STATED TASK: Copy each line exactly. Drop every picture.

RECORDS FOR THE TASK:
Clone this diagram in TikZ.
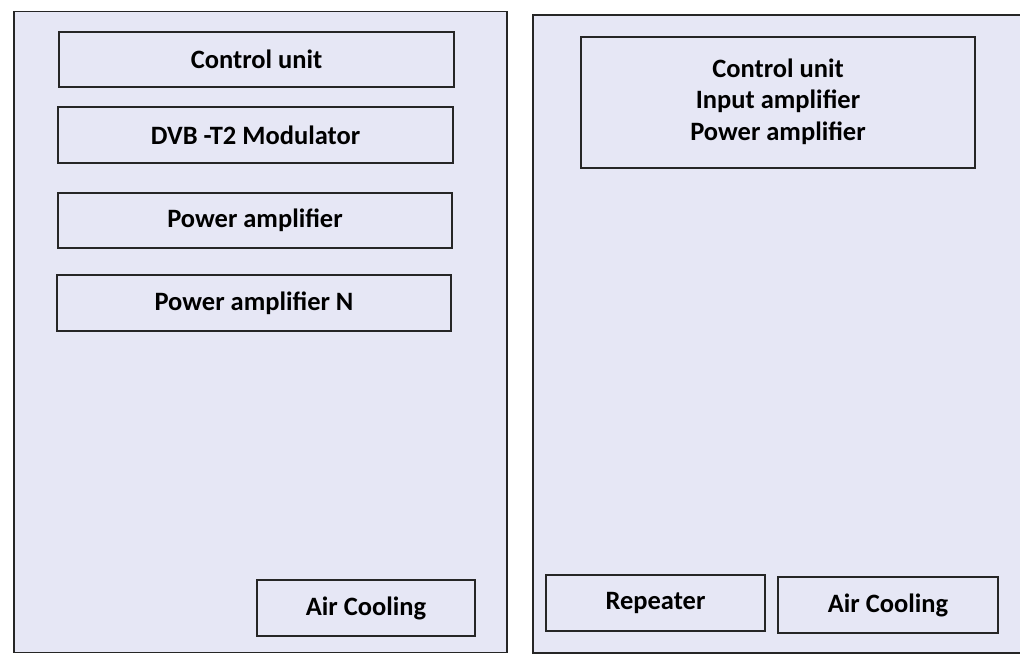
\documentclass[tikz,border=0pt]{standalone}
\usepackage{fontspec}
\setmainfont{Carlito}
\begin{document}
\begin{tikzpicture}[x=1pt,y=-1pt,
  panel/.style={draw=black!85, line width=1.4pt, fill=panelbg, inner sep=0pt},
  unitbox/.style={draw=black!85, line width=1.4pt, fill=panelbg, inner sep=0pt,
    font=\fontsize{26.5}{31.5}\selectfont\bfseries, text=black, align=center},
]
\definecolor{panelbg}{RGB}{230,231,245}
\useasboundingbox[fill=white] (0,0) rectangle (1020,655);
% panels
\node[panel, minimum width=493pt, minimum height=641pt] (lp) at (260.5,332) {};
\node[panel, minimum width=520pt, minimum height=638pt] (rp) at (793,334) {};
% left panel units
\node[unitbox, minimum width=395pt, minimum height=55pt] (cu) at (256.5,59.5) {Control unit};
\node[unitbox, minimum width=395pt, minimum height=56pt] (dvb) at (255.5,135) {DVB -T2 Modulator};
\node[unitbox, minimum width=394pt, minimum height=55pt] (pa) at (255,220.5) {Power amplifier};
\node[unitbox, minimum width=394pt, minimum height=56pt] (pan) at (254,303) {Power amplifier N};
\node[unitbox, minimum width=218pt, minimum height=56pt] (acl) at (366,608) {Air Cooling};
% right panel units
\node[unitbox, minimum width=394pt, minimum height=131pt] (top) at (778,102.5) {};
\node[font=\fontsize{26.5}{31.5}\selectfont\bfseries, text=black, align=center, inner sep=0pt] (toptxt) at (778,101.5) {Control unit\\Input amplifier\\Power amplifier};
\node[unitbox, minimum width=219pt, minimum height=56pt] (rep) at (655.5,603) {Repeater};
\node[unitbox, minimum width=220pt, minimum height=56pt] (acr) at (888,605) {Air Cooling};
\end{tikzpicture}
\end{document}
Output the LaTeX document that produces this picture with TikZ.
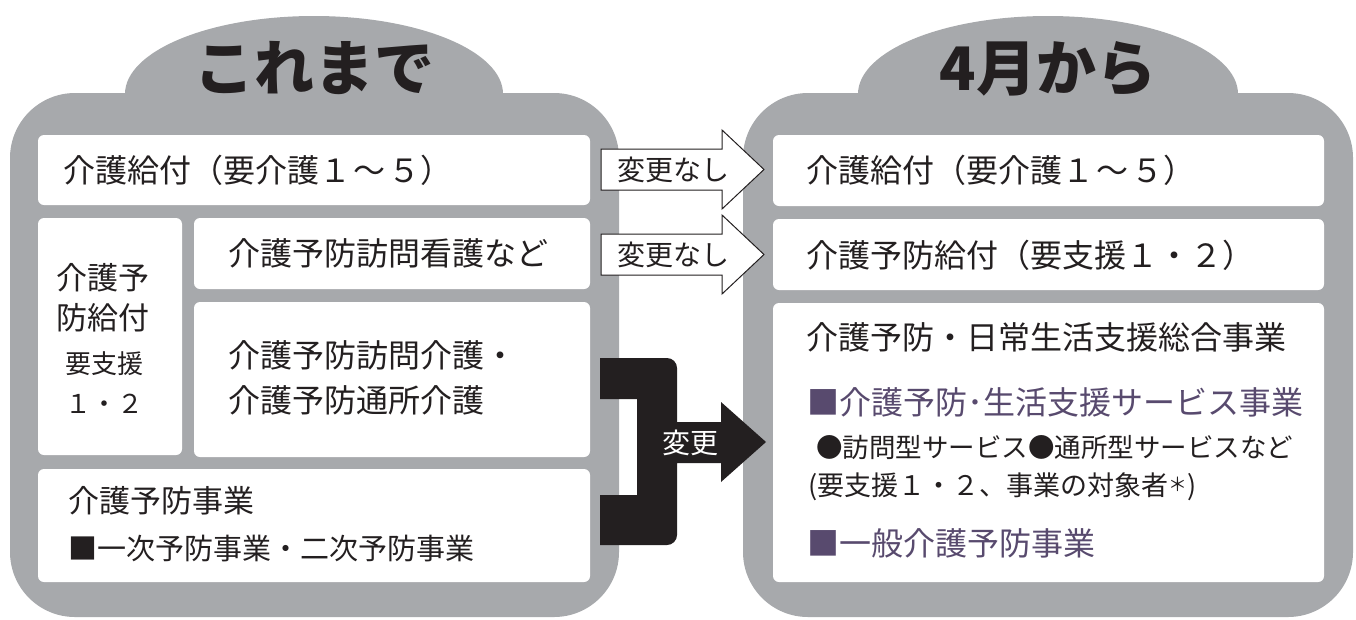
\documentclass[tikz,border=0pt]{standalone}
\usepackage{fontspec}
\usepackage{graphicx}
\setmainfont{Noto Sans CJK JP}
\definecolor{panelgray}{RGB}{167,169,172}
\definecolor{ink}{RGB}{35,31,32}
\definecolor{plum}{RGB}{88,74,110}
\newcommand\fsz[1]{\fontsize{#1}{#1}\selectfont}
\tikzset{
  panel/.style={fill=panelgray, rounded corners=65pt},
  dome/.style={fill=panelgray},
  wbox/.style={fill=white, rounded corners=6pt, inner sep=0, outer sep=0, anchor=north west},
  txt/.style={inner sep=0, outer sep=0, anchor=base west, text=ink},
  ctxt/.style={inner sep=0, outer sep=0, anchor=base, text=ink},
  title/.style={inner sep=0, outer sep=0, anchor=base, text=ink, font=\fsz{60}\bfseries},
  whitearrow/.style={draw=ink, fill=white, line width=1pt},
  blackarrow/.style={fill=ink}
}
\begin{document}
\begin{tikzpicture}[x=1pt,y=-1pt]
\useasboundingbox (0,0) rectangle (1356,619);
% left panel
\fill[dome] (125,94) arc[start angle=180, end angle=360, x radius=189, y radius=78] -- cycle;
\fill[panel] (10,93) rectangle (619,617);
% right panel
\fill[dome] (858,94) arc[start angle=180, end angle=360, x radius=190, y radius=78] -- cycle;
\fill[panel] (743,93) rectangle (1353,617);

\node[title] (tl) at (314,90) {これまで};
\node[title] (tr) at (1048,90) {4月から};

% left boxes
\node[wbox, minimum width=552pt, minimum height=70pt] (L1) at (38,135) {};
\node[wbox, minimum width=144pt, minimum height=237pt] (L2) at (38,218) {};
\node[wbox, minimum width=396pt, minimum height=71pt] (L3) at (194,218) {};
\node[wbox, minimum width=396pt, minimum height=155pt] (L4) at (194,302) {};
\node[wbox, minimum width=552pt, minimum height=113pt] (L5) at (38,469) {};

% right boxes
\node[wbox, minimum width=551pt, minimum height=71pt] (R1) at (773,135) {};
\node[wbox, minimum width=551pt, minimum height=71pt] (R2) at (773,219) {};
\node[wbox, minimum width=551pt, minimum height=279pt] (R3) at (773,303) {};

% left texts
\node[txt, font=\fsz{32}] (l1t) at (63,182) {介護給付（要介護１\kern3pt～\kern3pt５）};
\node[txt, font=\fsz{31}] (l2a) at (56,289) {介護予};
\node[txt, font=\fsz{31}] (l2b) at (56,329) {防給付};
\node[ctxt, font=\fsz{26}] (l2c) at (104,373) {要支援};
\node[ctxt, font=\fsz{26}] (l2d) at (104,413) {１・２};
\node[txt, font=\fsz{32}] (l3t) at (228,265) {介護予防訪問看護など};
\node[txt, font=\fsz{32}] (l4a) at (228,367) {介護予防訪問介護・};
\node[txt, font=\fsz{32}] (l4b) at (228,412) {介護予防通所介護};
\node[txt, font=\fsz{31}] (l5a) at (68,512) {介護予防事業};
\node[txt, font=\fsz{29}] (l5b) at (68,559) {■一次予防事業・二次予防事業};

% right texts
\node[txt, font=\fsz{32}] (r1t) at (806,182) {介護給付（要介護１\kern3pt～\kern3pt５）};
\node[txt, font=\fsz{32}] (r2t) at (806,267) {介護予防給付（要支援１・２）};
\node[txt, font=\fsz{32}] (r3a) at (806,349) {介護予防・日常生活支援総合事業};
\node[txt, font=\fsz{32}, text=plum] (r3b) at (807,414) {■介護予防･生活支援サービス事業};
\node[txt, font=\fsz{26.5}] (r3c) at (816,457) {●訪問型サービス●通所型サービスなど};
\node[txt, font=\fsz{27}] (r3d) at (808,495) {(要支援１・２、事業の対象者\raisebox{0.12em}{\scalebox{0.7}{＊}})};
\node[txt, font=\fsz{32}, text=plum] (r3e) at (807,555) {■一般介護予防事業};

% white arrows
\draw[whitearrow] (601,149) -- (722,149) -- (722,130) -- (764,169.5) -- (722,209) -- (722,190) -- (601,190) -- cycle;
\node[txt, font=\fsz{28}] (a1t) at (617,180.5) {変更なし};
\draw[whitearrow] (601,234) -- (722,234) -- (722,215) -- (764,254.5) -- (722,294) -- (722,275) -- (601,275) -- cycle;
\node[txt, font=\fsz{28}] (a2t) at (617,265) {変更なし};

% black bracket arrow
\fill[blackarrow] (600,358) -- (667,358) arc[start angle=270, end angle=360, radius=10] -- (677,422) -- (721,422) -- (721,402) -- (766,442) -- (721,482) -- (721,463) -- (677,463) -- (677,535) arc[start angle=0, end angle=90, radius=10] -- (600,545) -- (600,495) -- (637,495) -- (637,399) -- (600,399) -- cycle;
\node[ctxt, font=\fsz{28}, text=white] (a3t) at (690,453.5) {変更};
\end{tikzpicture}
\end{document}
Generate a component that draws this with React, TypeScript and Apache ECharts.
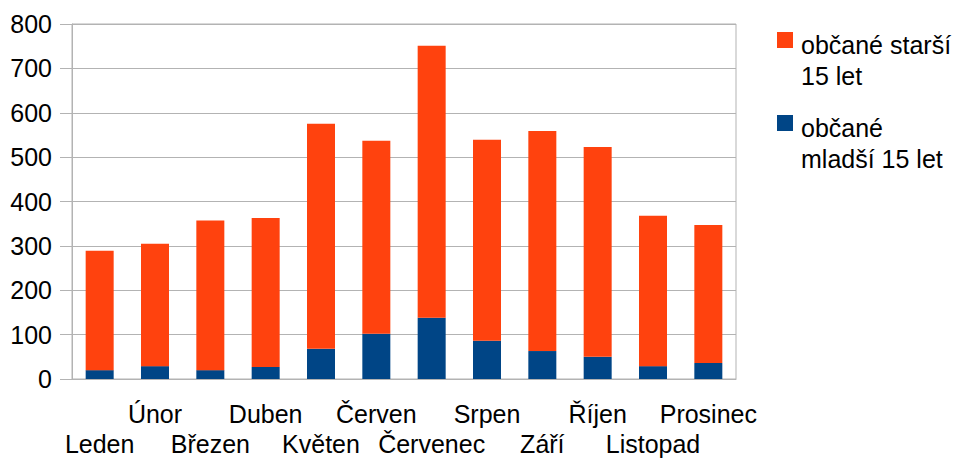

ANSWER TO THIS TASK:
Clone this diagram in TikZ.
\documentclass[tikz,border=0pt]{standalone}
\usepackage{fontspec}
\setmainfont{Carlito}
\begin{document}
\begin{tikzpicture}[x=1pt,y=-1pt,
  panel/.style={draw=black!85, line width=1.4pt, fill=panelbg, inner sep=0pt},
  unitbox/.style={draw=black!85, line width=1.4pt, fill=panelbg, inner sep=0pt,
    font=\fontsize{26.5}{31.5}\selectfont\bfseries, text=black, align=center},
]
\definecolor{panelbg}{RGB}{230,231,245}
\useasboundingbox[fill=white] (0,0) rectangle (1020,655);
% panels
\node[panel, minimum width=493pt, minimum height=641pt] (lp) at (260.5,332) {};
\node[panel, minimum width=520pt, minimum height=638pt] (rp) at (793,334) {};
% left panel units
\node[unitbox, minimum width=395pt, minimum height=55pt] (cu) at (256.5,59.5) {Control unit};
\node[unitbox, minimum width=395pt, minimum height=56pt] (dvb) at (255.5,135) {DVB -T2 Modulator};
\node[unitbox, minimum width=394pt, minimum height=55pt] (pa) at (255,220.5) {Power amplifier};
\node[unitbox, minimum width=394pt, minimum height=56pt] (pan) at (254,303) {Power amplifier N};
\node[unitbox, minimum width=218pt, minimum height=56pt] (acl) at (366,608) {Air Cooling};
% right panel units
\node[unitbox, minimum width=394pt, minimum height=131pt] (top) at (778,102.5) {};
\node[font=\fontsize{26.5}{31.5}\selectfont\bfseries, text=black, align=center, inner sep=0pt] (toptxt) at (778,101.5) {Control unit\\Input amplifier\\Power amplifier};
\node[unitbox, minimum width=219pt, minimum height=56pt] (rep) at (655.5,603) {Repeater};
\node[unitbox, minimum width=220pt, minimum height=56pt] (acr) at (888,605) {Air Cooling};
\end{tikzpicture}
\end{document}
Output the LaTeX document that produces this picture with TikZ.
\documentclass[tikz,border=0pt]{standalone}
\usepackage{fontspec}
\usepackage{graphicx}
\setmainfont{Noto Sans CJK JP}
\definecolor{panelgray}{RGB}{167,169,172}
\definecolor{ink}{RGB}{35,31,32}
\definecolor{plum}{RGB}{88,74,110}
\newcommand\fsz[1]{\fontsize{#1}{#1}\selectfont}
\tikzset{
  panel/.style={fill=panelgray, rounded corners=65pt},
  dome/.style={fill=panelgray},
  wbox/.style={fill=white, rounded corners=6pt, inner sep=0, outer sep=0, anchor=north west},
  txt/.style={inner sep=0, outer sep=0, anchor=base west, text=ink},
  ctxt/.style={inner sep=0, outer sep=0, anchor=base, text=ink},
  title/.style={inner sep=0, outer sep=0, anchor=base, text=ink, font=\fsz{60}\bfseries},
  whitearrow/.style={draw=ink, fill=white, line width=1pt},
  blackarrow/.style={fill=ink}
}
\begin{document}
\begin{tikzpicture}[x=1pt,y=-1pt]
\useasboundingbox (0,0) rectangle (1356,619);
% left panel
\fill[dome] (125,94) arc[start angle=180, end angle=360, x radius=189, y radius=78] -- cycle;
\fill[panel] (10,93) rectangle (619,617);
% right panel
\fill[dome] (858,94) arc[start angle=180, end angle=360, x radius=190, y radius=78] -- cycle;
\fill[panel] (743,93) rectangle (1353,617);

\node[title] (tl) at (314,90) {これまで};
\node[title] (tr) at (1048,90) {4月から};

% left boxes
\node[wbox, minimum width=552pt, minimum height=70pt] (L1) at (38,135) {};
\node[wbox, minimum width=144pt, minimum height=237pt] (L2) at (38,218) {};
\node[wbox, minimum width=396pt, minimum height=71pt] (L3) at (194,218) {};
\node[wbox, minimum width=396pt, minimum height=155pt] (L4) at (194,302) {};
\node[wbox, minimum width=552pt, minimum height=113pt] (L5) at (38,469) {};

% right boxes
\node[wbox, minimum width=551pt, minimum height=71pt] (R1) at (773,135) {};
\node[wbox, minimum width=551pt, minimum height=71pt] (R2) at (773,219) {};
\node[wbox, minimum width=551pt, minimum height=279pt] (R3) at (773,303) {};

% left texts
\node[txt, font=\fsz{32}] (l1t) at (63,182) {介護給付（要介護１\kern3pt～\kern3pt５）};
\node[txt, font=\fsz{31}] (l2a) at (56,289) {介護予};
\node[txt, font=\fsz{31}] (l2b) at (56,329) {防給付};
\node[ctxt, font=\fsz{26}] (l2c) at (104,373) {要支援};
\node[ctxt, font=\fsz{26}] (l2d) at (104,413) {１・２};
\node[txt, font=\fsz{32}] (l3t) at (228,265) {介護予防訪問看護など};
\node[txt, font=\fsz{32}] (l4a) at (228,367) {介護予防訪問介護・};
\node[txt, font=\fsz{32}] (l4b) at (228,412) {介護予防通所介護};
\node[txt, font=\fsz{31}] (l5a) at (68,512) {介護予防事業};
\node[txt, font=\fsz{29}] (l5b) at (68,559) {■一次予防事業・二次予防事業};

% right texts
\node[txt, font=\fsz{32}] (r1t) at (806,182) {介護給付（要介護１\kern3pt～\kern3pt５）};
\node[txt, font=\fsz{32}] (r2t) at (806,267) {介護予防給付（要支援１・２）};
\node[txt, font=\fsz{32}] (r3a) at (806,349) {介護予防・日常生活支援総合事業};
\node[txt, font=\fsz{32}, text=plum] (r3b) at (807,414) {■介護予防･生活支援サービス事業};
\node[txt, font=\fsz{26.5}] (r3c) at (816,457) {●訪問型サービス●通所型サービスなど};
\node[txt, font=\fsz{27}] (r3d) at (808,495) {(要支援１・２、事業の対象者\raisebox{0.12em}{\scalebox{0.7}{＊}})};
\node[txt, font=\fsz{32}, text=plum] (r3e) at (807,555) {■一般介護予防事業};

% white arrows
\draw[whitearrow] (601,149) -- (722,149) -- (722,130) -- (764,169.5) -- (722,209) -- (722,190) -- (601,190) -- cycle;
\node[txt, font=\fsz{28}] (a1t) at (617,180.5) {変更なし};
\draw[whitearrow] (601,234) -- (722,234) -- (722,215) -- (764,254.5) -- (722,294) -- (722,275) -- (601,275) -- cycle;
\node[txt, font=\fsz{28}] (a2t) at (617,265) {変更なし};

% black bracket arrow
\fill[blackarrow] (600,358) -- (667,358) arc[start angle=270, end angle=360, radius=10] -- (677,422) -- (721,422) -- (721,402) -- (766,442) -- (721,482) -- (721,463) -- (677,463) -- (677,535) arc[start angle=0, end angle=90, radius=10] -- (600,545) -- (600,495) -- (637,495) -- (637,399) -- (600,399) -- cycle;
\node[ctxt, font=\fsz{28}, text=white] (a3t) at (690,453.5) {変更};
\end{tikzpicture}
\end{document}
Generate a component that draws this with React, TypeScript and Apache ECharts.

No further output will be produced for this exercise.